O facto de um comportamento de cariz sexual ocorrer num contexto público pode ser indicador de dificuldade em controlar os impulsos, por exemplo, ou mesmo de uma fantasia ou distúrbio sexual. Ou seja, esta situação em nada diminui a gravidade dos factos.

(iii) Como primeira abordagem do género, é suscetível de ter deixado dúvida, em meninas tão jovens, quanto ao seu propósito.

Sabemos que as crianças mais novas e imaturas sentem, muitas vezes, dificuldade em perceber a verdadeira motivação dos comportamentos sexuais de que são vítimas, atribuindo-lhes outro significado. Os comportamentos de duplo significado são, aliás, uma estratégia que muitos agressores sexuais utilizam. Significa isto que, mesmo quando as crianças não entendem o verdadeiro propósito dos comportamentos de cariz sexual, tal não diminui a gravidade dos mesmos. Aliás, o acórdão do Supremo Tribunal de Justiça, de 22/07/2013, refere a este propósito que: "(...) O consentimento da vítima não possui virtualidade para eximir o agente da responsabilidade criminal, por a lei partir do pressuposto, próximo da constatação natural, que o menor, por regra, não possui o desenvolvimento psicológico suficiente para compreender as consequências, por vezes graves, deles emergentes, que podem prejudicar gravemente o desenvolvimento da sua personalidade física e psíquica, no aspecto do livre desenvolvimento da personalidade na esfera sexual (...)".

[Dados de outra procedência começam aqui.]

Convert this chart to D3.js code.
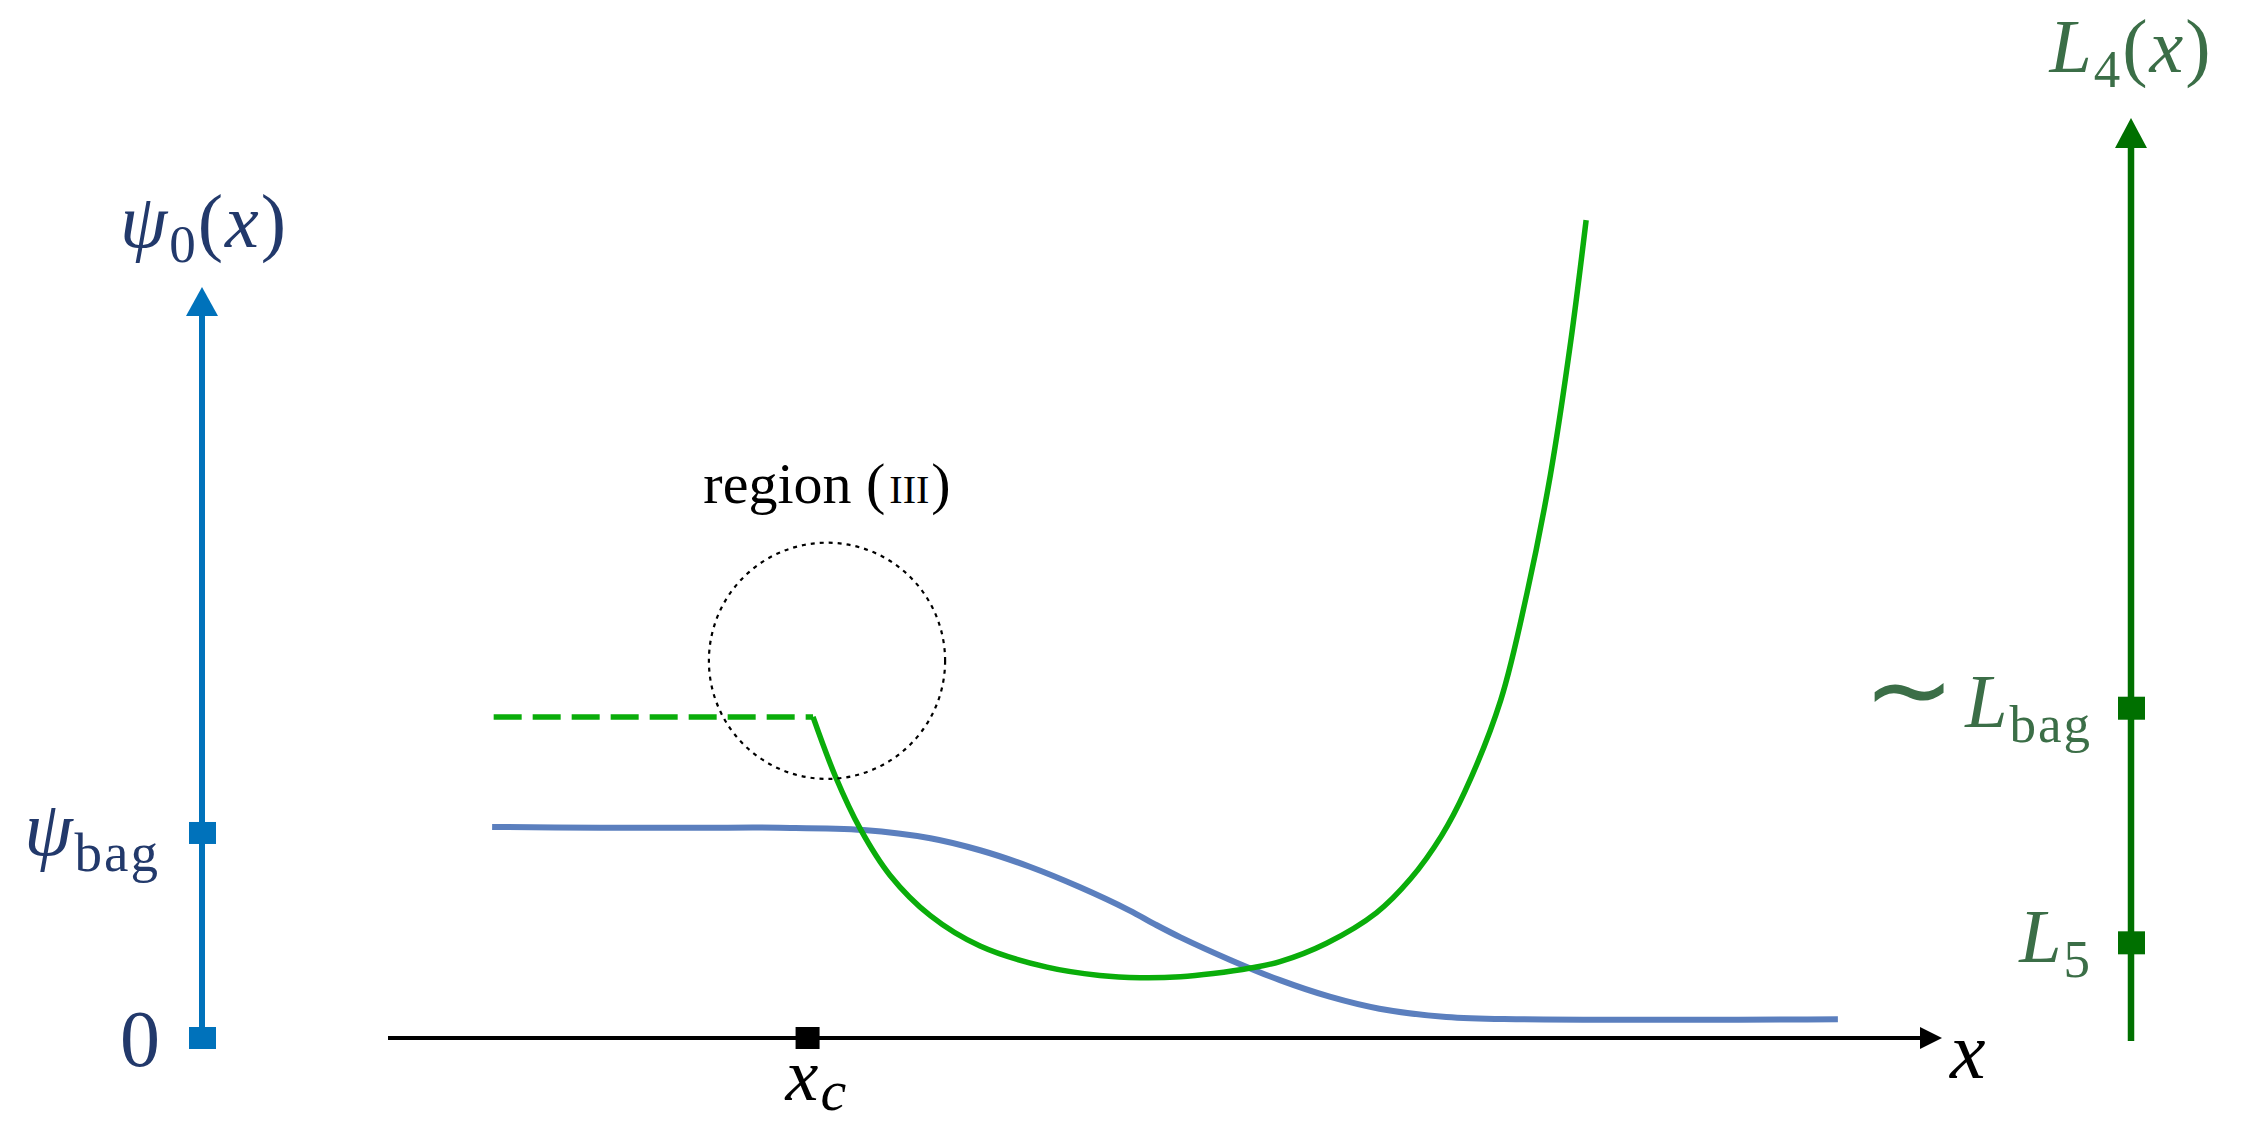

Uma vez que a lei penal não fornece uma definição clara do conceito de ato sexual de relevo, parece-nos importante compreender o que diz a ciência psicológica sobre estas questões. Sabemos que a violência sexual de crianças e adolescentes pode ser concetualizada como uma experiência traumática, não apenas pelos comportamentos que envolve, mas também pelo facto de ocorrer numa fase do desenvolvimento de particular vulnerabilidade, o que pode potenciar os efeitos negativos, que podem surgir de forma imediata ou após algum tempo, e ser de curta ou longa duração. Neste contexto, parece-nos manifestamente desadequado minimizar o relevo de um comportamento sexual atendendo à frequência do mesmo, ao local onde ocorreu ou à imaturidade das vítimas.